13 February 2010

I'm a Crank


[Ed. note: This post was composed during the ridiculously long flight to California for my mom's 80th birthday. The author was obviously (a) bored and (b) utterly uninspired.]

This won't come as a surprise to The Pants &0150; well, to any of you, I suppose &0150; but I'm discovering (or rather, if we're going to be completely honest with ourselves here, "confirming,") that I'm a little bit of a misanthrope.

Right now I'm winging my way westward, headed for San Diego to celebrate my mom's 80th birthday, and I find myself in a pretty classic situation: I'm directly behind a screeching, howling two year old and his parents. No, seriously, he was peeking over the seat at me a moment ago, during a break in the screeching, howling festivities.

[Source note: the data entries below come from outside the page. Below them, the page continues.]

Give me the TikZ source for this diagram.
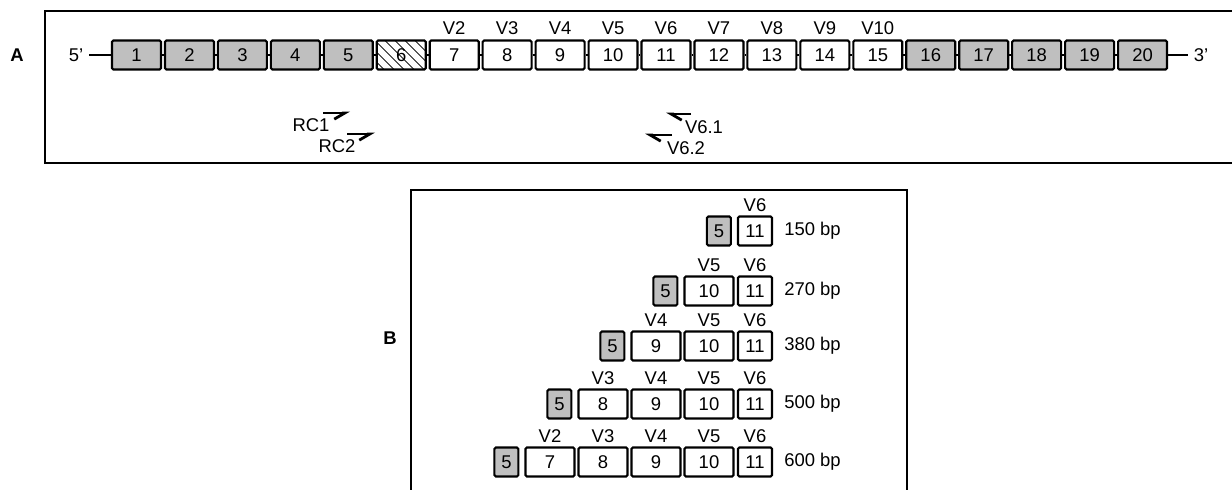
\documentclass[tikz,border=0pt]{standalone}
\usepackage{fontspec}
\setmainfont{Liberation Sans}
\usetikzlibrary{arrows.meta,patterns.meta,positioning}

\tikzset{
  exon/.style={draw, line width=1.2pt, rounded corners=0.8pt, minimum width=0.98cm,
    minimum height=0.58cm, inner sep=0pt, fill=white},
  const/.style={exon, fill=gray!50},
  hatched/.style={draw, line width=1.2pt, rounded corners=0.8pt, minimum width=0.98cm,
    minimum height=0.58cm, inner sep=0pt, pattern={Lines[angle=-45,distance=4pt,line width=0.5pt]}},
  lastex/.style={exon, minimum width=0.68cm},
  shortex/.style={const, minimum width=0.48cm},
  primer/.style={line width=1.1pt, -{Straight Barb[right,length=6pt,width=7pt,line width=1.6pt]}},
  rprimer/.style={line width=1.1pt, -{Straight Barb[left,length=6pt,width=7pt,line width=1.6pt]}},
  frame/.style={line width=1.3pt},
  panel/.style={font=\fontsize{10.5}{12}\selectfont\bfseries},
}

\begin{document}
\begin{tikzpicture}[x=0.02cm,y=-0.02cm,font=\fontsize{10.5}{12}\selectfont]
\useasboundingbox (0,0) rectangle (1232,490);

% panel A
\draw[frame] (1232,11) -- (45,11) -- (45,163) -- (1232,163);
\node[panel] (la) at (17,55) {A};
\node (five) at (76,55) {5'};
\foreach \i in {1,...,5}
  \node[const] (e\i) at ({136.5+(\i-1)*52.95},55) {\i};
\node[hatched] (e6) at ({136.5+5*52.95},55) {6};
\foreach \i in {7,...,15}{
  \pgfmathtruncatemacro\v{\i-5}
  \node[exon] (e\i) at ({136.5+(\i-1)*52.95},55) {\i};
  \node (v\i) at ({136.5+(\i-1)*52.95},28) {V\v};
}
\foreach \i in {16,...,20}
  \node[const] (e\i) at ({136.5+(\i-1)*52.95},55) {\i};
\node (three) at (1201,55) {3'};
\draw[line width=1.2pt] (five) -- (e1);
\foreach \i in {1,...,19}{
  \pgfmathtruncatemacro\j{\i+1}
  \draw[line width=1.2pt] (e\i) -- (e\j);
}
\draw[line width=1.2pt] (e20) -- (three);

% primers
\node (rc1) at (311,125) {RC1};
\node (rc2) at (337,146) {RC2};
\node (v61) at (704,127) {V6.1};
\node (v62) at (686,148) {V6.2};
\coordinate (rc1a) at (323,113); \coordinate (rc1b) at (350,113);
\coordinate (rc2a) at (347,134); \coordinate (rc2b) at (375,134);
\coordinate (v61a) at (691,114); \coordinate (v61b) at (666,114);
\coordinate (v62a) at (672,135); \coordinate (v62b) at (645,135);
\draw[primer] (rc1a) -- (rc1b);
\draw[primer] (rc2a) -- (rc2b);
\draw[rprimer] (v61a) -- (v61b);
\draw[rprimer] (v62a) -- (v62b);

% panel B
\draw[frame] (411,490) -- (411,190) -- (907,190) -- (907,490);
\node[panel] (lb) at (390,338) {B};
\foreach \r/\y/\bp in {1/231/150,2/291/270,3/346/380,4/404/500,5/462/600}{
  \pgfmathtruncatemacro\first{12-\r}
  \node[lastex] (b\r-11) at (755,\y) {11};
  \node (w\r-11) at (755,\y-26) {V6};
  \ifnum\first<11
  \foreach \n in {\first,...,10}{
    \pgfmathtruncatemacro\v{\n-5}
    \node[exon] (b\r-\n) at ({709-(10-\n)*53},\y) {\n};
    \node (w\r-\n) at ({709-(10-\n)*53},\y-26) {V\v};
  }
  \fi
  \node[shortex, left=0.1cm of b\r-\first] (b\r-5) {5};
  \node[right=0.1cm of b\r-11] (s\r) {\bp{} bp};
}
\end{tikzpicture}
\end{document}
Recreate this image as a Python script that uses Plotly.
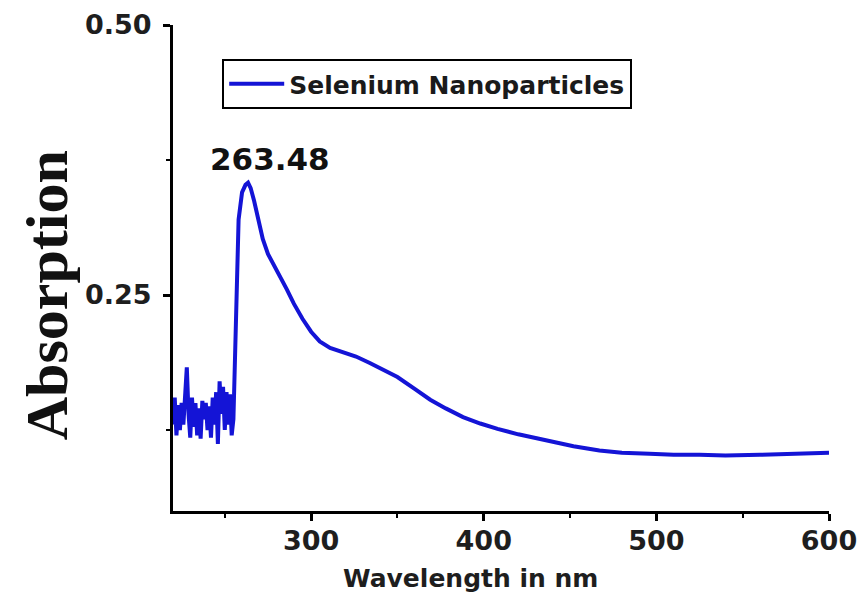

And I'm a little surprised at how little compassion I have for the parents of this toddler and, worse, how angry I am at the child for how ill-behaved he's being, when anyone with any brains is going to understand that a two-year old hasn't quite yet developed a sense of how his behavior affects the people around him.

If I had half the compassion I'd like to think I have, I'd be grateful that the parents jump to hush him every time he shrieks, or the mom's cradling him in her arms, bouncing him up and down the aisle, to lull him to sleep. I'd appreciate how she occasionally makes eye contact and offers a pained smile, as if to say, "Dude, so sorry."

And yet here I sit, tired, cranky, trying to write code for a looming deadline and I'm just pissed off at the world.

Frankly, I'm a bit of a dick.



I'm having one of those moments when I well and truly miss my camera. Just over 2¼ hours left in the flight, and I'm looking west at a pretty spectacular sunset; it's happening under the cloud cover in front of us, so the distant sky gradients from dark to light blue where it meets a gray layer of clouds, but breaks in the clouds are showing the most brilliant oranges bursting through.

I'm surely going to miss my camera the next few days.

Damn you, faceless apartment-robbers!



Not for nothing, but the battery on my work laptop is nothing short of amazing. I think the only thing that's going to kill it before I arrive in San Diego is if I decide to watch one of my movies on iTunes. Video seems to drain it very quickly.

I'm not likely, at this point, to watch a movie, since the only movies I've got on iTunes at present are Star Trek and Milk. I've seen Star Trek recently. Again.

And really, watching Milk is likely leave me sobbing like a nitwit. Definitely a consummation devoutly to be dodged, with a ridiculously hot guy sitting in the aisle seat.

Just saying'.



Also not for nothing, but how is it, do you think, that the hot guy in the aisle seat is watching Sherlock Holmes on his iTunes? Has that been released for download already, or has this guy pirated it somehow? If so, he's stealing from my company. I wonder if I could insist the flight crew help me make a sky-citizen's arrest?

Just wondering.



And now he's watching Fantastic Mr. Fox. Cyber pirate, definitely.